## What to produce
Only lines holding the string "that" are wanted; copy each one from the material.
>> Begin
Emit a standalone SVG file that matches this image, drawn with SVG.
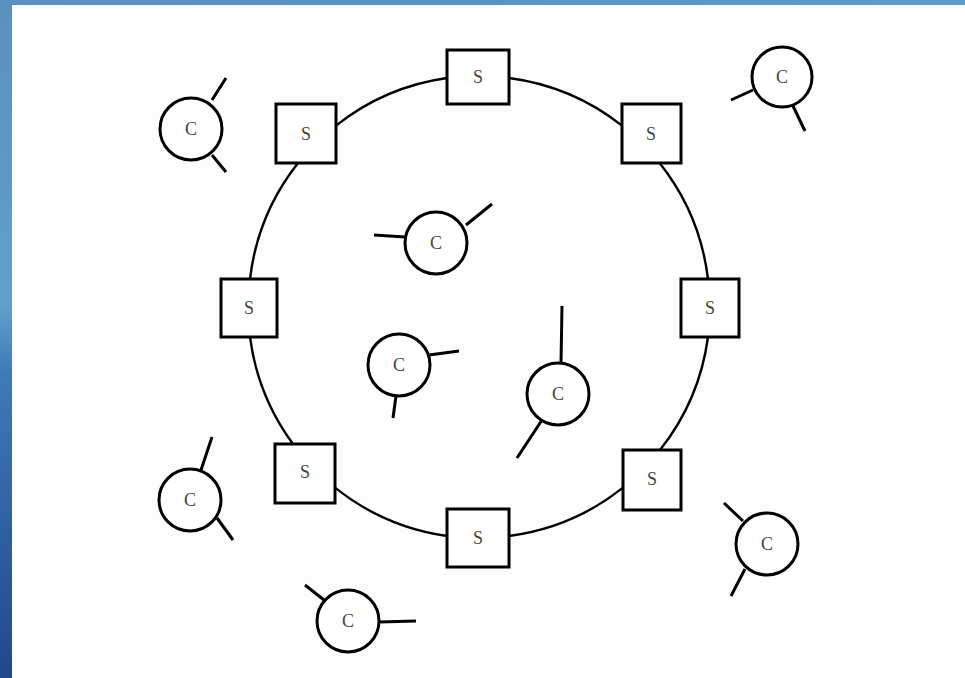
<svg xmlns="http://www.w3.org/2000/svg" width="965" height="678" viewBox="0 0 965 678">
<defs>
<linearGradient id="side" x1="0" y1="0" x2="0" y2="1">
<stop offset="0" stop-color="#5b8fc0"/>
<stop offset="0.45" stop-color="#5fa0cc"/>
<stop offset="0.55" stop-color="#3f7ab8"/>
<stop offset="1" stop-color="#22478c"/>
</linearGradient>
<linearGradient id="topg" x1="0" y1="0" x2="1" y2="0">
<stop offset="0" stop-color="#5a8fc2"/>
<stop offset="0.5" stop-color="#5a92c6"/>
<stop offset="1" stop-color="#5c9ccd"/>
</linearGradient>
</defs>
<style>
.srv rect{fill:#fff;stroke:#000;stroke-width:3}
.cli circle{fill:#fff;stroke:#000;stroke-width:3}
.stub{stroke:#000;stroke-width:3;fill:none}
.ring path{fill:none;stroke:#000;stroke-width:2.4}
text{font-family:"Liberation Serif","Times New Roman",serif;font-size:18px;fill:#444;text-anchor:middle;dominant-baseline:central}
</style>
<rect x="0" y="0" width="965" height="678" fill="#fdfdfd"/>
<rect x="0" y="0" width="12" height="678" fill="url(#side)"/>
<rect x="0" y="0" width="965" height="5" fill="url(#topg)"/>

<g id="connectors" class="ring">
<path d="M336,125.6 A231,231 0 0 1 447,78"/>
<path d="M509,78 A231,231 0 0 1 622,125.6"/>
<path d="M659.6,163 A231,231 0 0 1 708,279"/>
<path d="M708,337 A231,231 0 0 1 660,450"/>
<path d="M623,487.6 A231,231 0 0 1 509,536"/>
<path d="M447,536 A231,231 0 0 1 335,487.6"/>
<path d="M293,444 A231,231 0 0 1 250,337"/>
<path d="M250,279 A231,231 0 0 1 298,163"/>
</g>

<g id="s-top" class="srv"><rect x="447" y="50" width="62" height="54"/><text x="478" y="77">S</text></g>
<g id="s-topleft" class="srv"><rect x="276" y="104" width="60" height="59"/><text x="306" y="134">S</text></g>
<g id="s-topright" class="srv"><rect x="622" y="104" width="59" height="59"/><text x="651" y="134">S</text></g>
<g id="s-left" class="srv"><rect x="221" y="279" width="56" height="58"/><text x="249" y="308">S</text></g>
<g id="s-right" class="srv"><rect x="681" y="279" width="58" height="58"/><text x="710" y="308">S</text></g>
<g id="s-bottomleft" class="srv"><rect x="275" y="444" width="60" height="59"/><text x="305" y="472">S</text></g>
<g id="s-bottomright" class="srv"><rect x="623" y="450" width="58" height="60"/><text x="652" y="479">S</text></g>
<g id="s-bottom" class="srv"><rect x="447" y="509" width="62" height="58"/><text x="478" y="538">S</text></g>

<g id="c-topleft" class="cli">
<path class="stub" d="M212,100 L226,78 M212,155 L226,172"/>
<circle cx="191" cy="129" r="31"/><text x="191" y="129">C</text></g>
<g id="c-topright" class="cli">
<path class="stub" d="M753,90 L731,100 M793,106 L805,131"/>
<circle cx="782" cy="77" r="30"/><text x="782" y="77">C</text></g>
<g id="c-innertop" class="cli">
<path class="stub" d="M405,237 L374,235 M466,225 L492,204"/>
<circle cx="436" cy="243" r="31"/><text x="436" y="243">C</text></g>
<g id="c-innermid" class="cli">
<path class="stub" d="M429,355 L459,351 M396,396 L393,418"/>
<circle cx="399" cy="365" r="31"/><text x="399" y="365">C</text></g>
<g id="c-innerright" class="cli">
<path class="stub" d="M561,364 L562,306 M542,420 L517,458"/>
<circle cx="558" cy="394" r="31"/><text x="558" y="394">C</text></g>
<g id="c-bottomleft" class="cli">
<path class="stub" d="M201,470 L212,437 M217,518 L233,540"/>
<circle cx="190" cy="500" r="31"/><text x="190" y="500">C</text></g>
<g id="c-bottom" class="cli">
<path class="stub" d="M324,600 L305,585 M379,622 L416,621"/>
<circle cx="348" cy="621" r="31"/><text x="348" y="621">C</text></g>
<g id="c-bottomright" class="cli">
<path class="stub" d="M743,521 L724,503 M745,569 L731,596"/>
<circle cx="767" cy="544" r="31"/><text x="767" y="544">C</text></g>
</svg>
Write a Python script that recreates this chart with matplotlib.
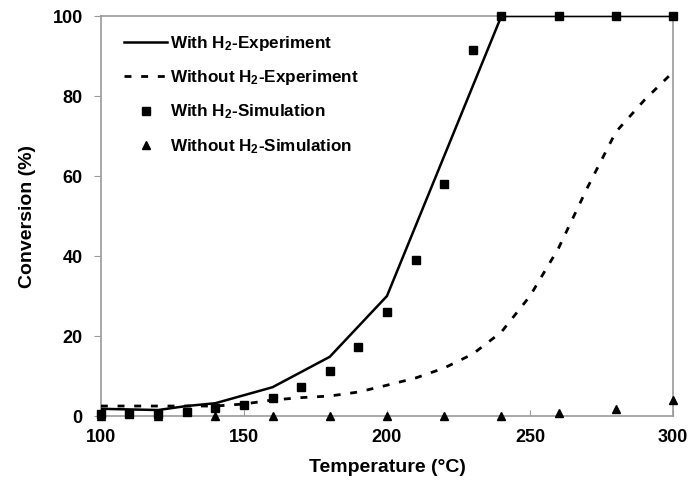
import numpy as np
import matplotlib
matplotlib.use("Agg")
from matplotlib import pyplot as plt

plt.rcParams['font.family'] = ['Liberation Sans', 'DejaVu Sans']
plt.rcParams['font.weight'] = 'bold'
plt.rcParams['mathtext.fontset'] = 'custom'
plt.rcParams['mathtext.rm'] = 'Liberation Sans:bold'
plt.rcParams['mathtext.default'] = 'rm'

# With H2 - experiment (solid line)
exp_h2_t = [100, 120, 130, 140, 160, 180, 200, 240, 260, 280, 300]
exp_h2_conv = [1.8, 1.5, 2.5, 3.2, 7.2, 14.8, 30, 100, 100, 100, 100]

# Without H2 - experiment (dashed line)
exp_noh2_t = [100, 110, 120, 130, 140, 150, 160, 170, 180, 190, 200, 210,
              220, 230, 240, 250, 260, 270, 280, 290, 300]
exp_noh2_conv = [2.5, 2.5, 2.5, 2.5, 2.5, 3.0, 4.0, 4.6, 5.0, 6.0, 7.7, 9.5,
                 12, 15.5, 21, 30, 42, 57, 71, 79, 86]

# With H2 - simulation (squares)
sim_h2_t = [100, 110, 120, 130, 140, 150, 160, 170, 180, 190, 200, 210,
            220, 230, 240, 260, 280, 300]
sim_h2_conv = [0.4, 0.4, 0.4, 1.0, 2.0, 2.8, 4.5, 7.3, 11.3, 17.3, 26, 39,
               58, 91.5, 100, 100, 100, 100]

# Without H2 - simulation (triangles)
sim_noh2_t = [100, 120, 140, 160, 180, 200, 220, 240, 260, 280, 300]
sim_noh2_conv = [0, 0, 0, 0, 0, 0, 0, 0, 0.7, 1.7, 4.0]

fig = plt.figure(figsize=(6.91, 4.86), dpi=100)
ax = fig.add_axes([0.146, 0.144, 0.828, 0.823])

ax.plot(exp_h2_t, exp_h2_conv, color='black', lw=1.8,
        label='With H$_2$-Experiment', zorder=3)
ax.plot(exp_noh2_t, exp_noh2_conv, color='black', lw=2.0,
        linestyle=(0, (2.5, 3.5)), label='Without H$_2$-Experiment', zorder=3)
ax.plot(sim_h2_t, sim_h2_conv, linestyle='none', marker='s', ms=6.2,
        color='black', label='With H$_2$-Simulation', zorder=4, clip_on=False)
ax.plot(sim_noh2_t, sim_noh2_conv, linestyle='none', marker='^', ms=6,
        color='black', label='Without H$_2$-Simulation', zorder=4, clip_on=False)

ax.set_xlim(100, 300)
ax.set_ylim(0, 100)
ax.set_xticks([100, 150, 200, 250, 300])
ax.set_yticks([0, 20, 40, 60, 80, 100])

for s in ax.spines.values():
    s.set_color('#9a9a9a')
    s.set_linewidth(1.2)

ax.tick_params(axis='y', direction='out', length=5, color='#9a9a9a',
               labelsize=13, pad=8)
ax.tick_params(axis='x', direction='in', length=4, color='#9a9a9a',
               labelsize=13, pad=9)

ax.set_xlabel('Temperature (°C)', fontsize=14, fontweight='bold', labelpad=10)
ax.set_ylabel('Conversion (%)', fontsize=14, fontweight='bold', labelpad=12)

ax.legend(loc='upper left', bbox_to_anchor=(0.02, 0.985), frameon=False,
          fontsize=12.3, handlelength=2.5, handletextpad=0.2,
          labelspacing=0.9, borderaxespad=0.3)

fig.savefig('out.png', dpi=100)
>> End
## Reply to the exercise
Emit a standalone SVG file that matches this image, drawn with SVG.
Write a Python script that recreates this chart with matplotlib.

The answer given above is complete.